## [Goal]
Images are not part of the copy; write out the rest of the data exactly as given.

## [Data to process]
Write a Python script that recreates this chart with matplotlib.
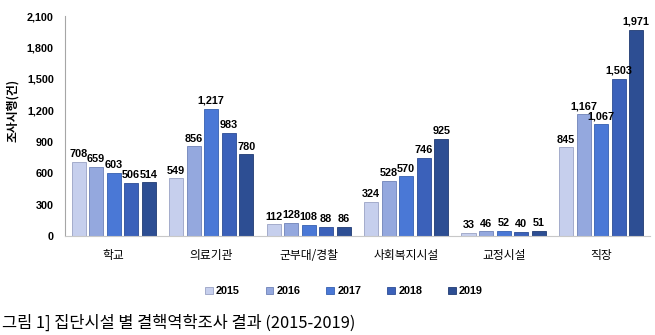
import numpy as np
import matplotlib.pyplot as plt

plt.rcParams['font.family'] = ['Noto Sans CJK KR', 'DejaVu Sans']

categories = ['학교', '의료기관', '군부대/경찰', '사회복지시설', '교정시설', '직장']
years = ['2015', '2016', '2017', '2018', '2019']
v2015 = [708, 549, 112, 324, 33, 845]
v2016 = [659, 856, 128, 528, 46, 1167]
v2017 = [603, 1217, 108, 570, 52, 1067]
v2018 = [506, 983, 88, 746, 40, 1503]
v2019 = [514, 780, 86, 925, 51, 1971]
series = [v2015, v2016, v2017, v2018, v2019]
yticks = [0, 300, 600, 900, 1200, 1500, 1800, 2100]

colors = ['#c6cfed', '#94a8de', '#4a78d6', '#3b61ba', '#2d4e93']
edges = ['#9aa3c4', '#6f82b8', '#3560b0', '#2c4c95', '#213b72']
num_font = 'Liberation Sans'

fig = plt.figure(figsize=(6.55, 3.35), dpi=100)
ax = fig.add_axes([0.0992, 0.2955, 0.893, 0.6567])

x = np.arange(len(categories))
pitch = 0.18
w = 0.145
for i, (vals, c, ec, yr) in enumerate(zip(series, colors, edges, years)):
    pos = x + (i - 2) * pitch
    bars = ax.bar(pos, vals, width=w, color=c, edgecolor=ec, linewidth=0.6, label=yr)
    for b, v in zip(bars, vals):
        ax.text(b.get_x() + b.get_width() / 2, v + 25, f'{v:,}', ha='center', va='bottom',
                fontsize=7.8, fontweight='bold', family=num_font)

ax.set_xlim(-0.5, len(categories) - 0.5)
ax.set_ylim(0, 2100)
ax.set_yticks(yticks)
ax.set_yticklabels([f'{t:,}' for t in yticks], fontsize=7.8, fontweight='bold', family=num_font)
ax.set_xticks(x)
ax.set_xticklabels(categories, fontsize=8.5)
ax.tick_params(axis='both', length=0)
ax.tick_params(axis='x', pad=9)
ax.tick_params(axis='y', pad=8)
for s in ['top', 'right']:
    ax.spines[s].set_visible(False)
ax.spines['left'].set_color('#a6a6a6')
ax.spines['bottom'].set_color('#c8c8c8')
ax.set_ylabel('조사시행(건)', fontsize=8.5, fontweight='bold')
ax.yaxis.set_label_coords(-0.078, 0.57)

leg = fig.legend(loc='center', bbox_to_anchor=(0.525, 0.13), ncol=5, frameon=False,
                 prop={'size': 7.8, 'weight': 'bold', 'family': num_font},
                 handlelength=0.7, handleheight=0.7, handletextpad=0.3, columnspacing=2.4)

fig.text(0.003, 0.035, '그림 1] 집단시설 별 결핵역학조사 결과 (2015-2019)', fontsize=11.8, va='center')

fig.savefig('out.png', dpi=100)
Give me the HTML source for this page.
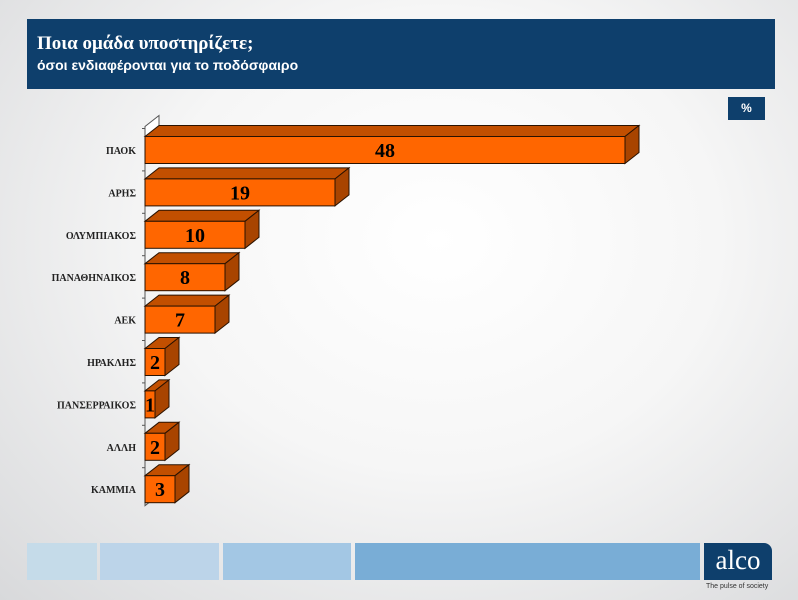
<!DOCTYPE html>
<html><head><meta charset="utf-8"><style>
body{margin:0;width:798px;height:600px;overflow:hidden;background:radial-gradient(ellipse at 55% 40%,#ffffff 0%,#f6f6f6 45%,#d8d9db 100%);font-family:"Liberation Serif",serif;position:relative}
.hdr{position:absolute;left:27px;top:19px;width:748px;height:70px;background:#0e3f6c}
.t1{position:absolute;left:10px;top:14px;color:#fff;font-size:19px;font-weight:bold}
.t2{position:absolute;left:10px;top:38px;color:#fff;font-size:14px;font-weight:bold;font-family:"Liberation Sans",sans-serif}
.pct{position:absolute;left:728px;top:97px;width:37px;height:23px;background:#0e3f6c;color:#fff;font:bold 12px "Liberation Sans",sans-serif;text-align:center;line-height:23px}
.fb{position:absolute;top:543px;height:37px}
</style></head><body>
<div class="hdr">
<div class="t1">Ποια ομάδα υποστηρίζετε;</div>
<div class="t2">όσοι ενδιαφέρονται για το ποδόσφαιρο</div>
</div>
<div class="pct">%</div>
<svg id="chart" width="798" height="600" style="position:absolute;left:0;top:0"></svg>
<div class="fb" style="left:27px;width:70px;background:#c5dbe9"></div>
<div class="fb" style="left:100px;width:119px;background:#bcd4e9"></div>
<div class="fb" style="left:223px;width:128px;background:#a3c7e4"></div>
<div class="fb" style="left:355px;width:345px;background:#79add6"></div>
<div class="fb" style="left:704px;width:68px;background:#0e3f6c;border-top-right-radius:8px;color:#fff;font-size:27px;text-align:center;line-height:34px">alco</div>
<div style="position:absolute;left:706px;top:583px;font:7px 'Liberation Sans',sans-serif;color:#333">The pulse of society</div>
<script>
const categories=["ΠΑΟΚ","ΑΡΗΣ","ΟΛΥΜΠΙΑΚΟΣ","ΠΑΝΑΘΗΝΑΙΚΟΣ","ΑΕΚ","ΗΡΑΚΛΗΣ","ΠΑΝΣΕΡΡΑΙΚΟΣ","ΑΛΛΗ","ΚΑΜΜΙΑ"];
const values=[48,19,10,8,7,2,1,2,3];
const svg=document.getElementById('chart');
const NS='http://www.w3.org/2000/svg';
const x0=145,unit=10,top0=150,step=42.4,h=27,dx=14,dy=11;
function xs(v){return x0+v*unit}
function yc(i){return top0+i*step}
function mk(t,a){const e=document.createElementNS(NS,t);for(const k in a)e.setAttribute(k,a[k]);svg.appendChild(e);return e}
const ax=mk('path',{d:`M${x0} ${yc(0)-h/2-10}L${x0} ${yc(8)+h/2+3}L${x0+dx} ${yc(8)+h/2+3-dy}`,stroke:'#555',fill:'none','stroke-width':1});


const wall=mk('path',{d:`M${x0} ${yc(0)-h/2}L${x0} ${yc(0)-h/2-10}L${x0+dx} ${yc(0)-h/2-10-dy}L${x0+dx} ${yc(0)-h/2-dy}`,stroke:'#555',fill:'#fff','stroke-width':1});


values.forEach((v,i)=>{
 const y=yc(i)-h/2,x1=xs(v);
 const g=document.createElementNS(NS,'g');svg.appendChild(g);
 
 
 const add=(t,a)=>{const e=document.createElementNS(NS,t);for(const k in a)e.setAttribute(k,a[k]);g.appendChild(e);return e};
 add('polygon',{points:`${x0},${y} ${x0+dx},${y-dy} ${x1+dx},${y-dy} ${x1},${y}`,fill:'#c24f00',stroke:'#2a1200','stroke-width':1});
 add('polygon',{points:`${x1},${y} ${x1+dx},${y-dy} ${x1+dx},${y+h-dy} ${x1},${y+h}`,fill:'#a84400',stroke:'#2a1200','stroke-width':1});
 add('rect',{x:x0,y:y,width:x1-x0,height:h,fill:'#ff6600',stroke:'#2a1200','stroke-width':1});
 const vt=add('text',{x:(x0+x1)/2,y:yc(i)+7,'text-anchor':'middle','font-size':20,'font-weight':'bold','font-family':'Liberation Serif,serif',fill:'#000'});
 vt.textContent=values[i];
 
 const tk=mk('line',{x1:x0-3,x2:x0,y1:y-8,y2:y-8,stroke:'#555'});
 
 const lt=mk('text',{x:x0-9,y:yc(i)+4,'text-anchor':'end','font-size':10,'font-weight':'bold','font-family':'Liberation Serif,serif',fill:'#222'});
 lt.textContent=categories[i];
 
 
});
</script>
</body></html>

## [Reply]
Write a Python script that recreates this chart with matplotlib.
import numpy as np
import matplotlib.pyplot as plt

plt.rcParams['font.family'] = ['Noto Sans CJK KR', 'DejaVu Sans']

categories = ['학교', '의료기관', '군부대/경찰', '사회복지시설', '교정시설', '직장']
years = ['2015', '2016', '2017', '2018', '2019']
v2015 = [708, 549, 112, 324, 33, 845]
v2016 = [659, 856, 128, 528, 46, 1167]
v2017 = [603, 1217, 108, 570, 52, 1067]
v2018 = [506, 983, 88, 746, 40, 1503]
v2019 = [514, 780, 86, 925, 51, 1971]
series = [v2015, v2016, v2017, v2018, v2019]
yticks = [0, 300, 600, 900, 1200, 1500, 1800, 2100]

colors = ['#c6cfed', '#94a8de', '#4a78d6', '#3b61ba', '#2d4e93']
edges = ['#9aa3c4', '#6f82b8', '#3560b0', '#2c4c95', '#213b72']
num_font = 'Liberation Sans'

fig = plt.figure(figsize=(6.55, 3.35), dpi=100)
ax = fig.add_axes([0.0992, 0.2955, 0.893, 0.6567])

x = np.arange(len(categories))
pitch = 0.18
w = 0.145
for i, (vals, c, ec, yr) in enumerate(zip(series, colors, edges, years)):
    pos = x + (i - 2) * pitch
    bars = ax.bar(pos, vals, width=w, color=c, edgecolor=ec, linewidth=0.6, label=yr)
    for b, v in zip(bars, vals):
        ax.text(b.get_x() + b.get_width() / 2, v + 25, f'{v:,}', ha='center', va='bottom',
                fontsize=7.8, fontweight='bold', family=num_font)

ax.set_xlim(-0.5, len(categories) - 0.5)
ax.set_ylim(0, 2100)
ax.set_yticks(yticks)
ax.set_yticklabels([f'{t:,}' for t in yticks], fontsize=7.8, fontweight='bold', family=num_font)
ax.set_xticks(x)
ax.set_xticklabels(categories, fontsize=8.5)
ax.tick_params(axis='both', length=0)
ax.tick_params(axis='x', pad=9)
ax.tick_params(axis='y', pad=8)
for s in ['top', 'right']:
    ax.spines[s].set_visible(False)
ax.spines['left'].set_color('#a6a6a6')
ax.spines['bottom'].set_color('#c8c8c8')
ax.set_ylabel('조사시행(건)', fontsize=8.5, fontweight='bold')
ax.yaxis.set_label_coords(-0.078, 0.57)

leg = fig.legend(loc='center', bbox_to_anchor=(0.525, 0.13), ncol=5, frameon=False,
                 prop={'size': 7.8, 'weight': 'bold', 'family': num_font},
                 handlelength=0.7, handleheight=0.7, handletextpad=0.3, columnspacing=2.4)

fig.text(0.003, 0.035, '그림 1] 집단시설 별 결핵역학조사 결과 (2015-2019)', fontsize=11.8, va='center')

fig.savefig('out.png', dpi=100)
Give me the HTML source for this page.
<!DOCTYPE html>
<html><head><meta charset="utf-8"><style>
body{margin:0;width:798px;height:600px;overflow:hidden;background:radial-gradient(ellipse at 55% 40%,#ffffff 0%,#f6f6f6 45%,#d8d9db 100%);font-family:"Liberation Serif",serif;position:relative}
.hdr{position:absolute;left:27px;top:19px;width:748px;height:70px;background:#0e3f6c}
.t1{position:absolute;left:10px;top:14px;color:#fff;font-size:19px;font-weight:bold}
.t2{position:absolute;left:10px;top:38px;color:#fff;font-size:14px;font-weight:bold;font-family:"Liberation Sans",sans-serif}
.pct{position:absolute;left:728px;top:97px;width:37px;height:23px;background:#0e3f6c;color:#fff;font:bold 12px "Liberation Sans",sans-serif;text-align:center;line-height:23px}
.fb{position:absolute;top:543px;height:37px}
</style></head><body>
<div class="hdr">
<div class="t1">Ποια ομάδα υποστηρίζετε;</div>
<div class="t2">όσοι ενδιαφέρονται για το ποδόσφαιρο</div>
</div>
<div class="pct">%</div>
<svg id="chart" width="798" height="600" style="position:absolute;left:0;top:0"></svg>
<div class="fb" style="left:27px;width:70px;background:#c5dbe9"></div>
<div class="fb" style="left:100px;width:119px;background:#bcd4e9"></div>
<div class="fb" style="left:223px;width:128px;background:#a3c7e4"></div>
<div class="fb" style="left:355px;width:345px;background:#79add6"></div>
<div class="fb" style="left:704px;width:68px;background:#0e3f6c;border-top-right-radius:8px;color:#fff;font-size:27px;text-align:center;line-height:34px">alco</div>
<div style="position:absolute;left:706px;top:583px;font:7px 'Liberation Sans',sans-serif;color:#333">The pulse of society</div>
<script>
const categories=["ΠΑΟΚ","ΑΡΗΣ","ΟΛΥΜΠΙΑΚΟΣ","ΠΑΝΑΘΗΝΑΙΚΟΣ","ΑΕΚ","ΗΡΑΚΛΗΣ","ΠΑΝΣΕΡΡΑΙΚΟΣ","ΑΛΛΗ","ΚΑΜΜΙΑ"];
const values=[48,19,10,8,7,2,1,2,3];
const svg=document.getElementById('chart');
const NS='http://www.w3.org/2000/svg';
const x0=145,unit=10,top0=150,step=42.4,h=27,dx=14,dy=11;
function xs(v){return x0+v*unit}
function yc(i){return top0+i*step}
function mk(t,a){const e=document.createElementNS(NS,t);for(const k in a)e.setAttribute(k,a[k]);svg.appendChild(e);return e}
const ax=mk('path',{d:`M${x0} ${yc(0)-h/2-10}L${x0} ${yc(8)+h/2+3}L${x0+dx} ${yc(8)+h/2+3-dy}`,stroke:'#555',fill:'none','stroke-width':1});


const wall=mk('path',{d:`M${x0} ${yc(0)-h/2}L${x0} ${yc(0)-h/2-10}L${x0+dx} ${yc(0)-h/2-10-dy}L${x0+dx} ${yc(0)-h/2-dy}`,stroke:'#555',fill:'#fff','stroke-width':1});


values.forEach((v,i)=>{
 const y=yc(i)-h/2,x1=xs(v);
 const g=document.createElementNS(NS,'g');svg.appendChild(g);
 
 
 const add=(t,a)=>{const e=document.createElementNS(NS,t);for(const k in a)e.setAttribute(k,a[k]);g.appendChild(e);return e};
 add('polygon',{points:`${x0},${y} ${x0+dx},${y-dy} ${x1+dx},${y-dy} ${x1},${y}`,fill:'#c24f00',stroke:'#2a1200','stroke-width':1});
 add('polygon',{points:`${x1},${y} ${x1+dx},${y-dy} ${x1+dx},${y+h-dy} ${x1},${y+h}`,fill:'#a84400',stroke:'#2a1200','stroke-width':1});
 add('rect',{x:x0,y:y,width:x1-x0,height:h,fill:'#ff6600',stroke:'#2a1200','stroke-width':1});
 const vt=add('text',{x:(x0+x1)/2,y:yc(i)+7,'text-anchor':'middle','font-size':20,'font-weight':'bold','font-family':'Liberation Serif,serif',fill:'#000'});
 vt.textContent=values[i];
 
 const tk=mk('line',{x1:x0-3,x2:x0,y1:y-8,y2:y-8,stroke:'#555'});
 
 const lt=mk('text',{x:x0-9,y:yc(i)+4,'text-anchor':'end','font-size':10,'font-weight':'bold','font-family':'Liberation Serif,serif',fill:'#222'});
 lt.textContent=categories[i];
 
 
});
</script>
</body></html>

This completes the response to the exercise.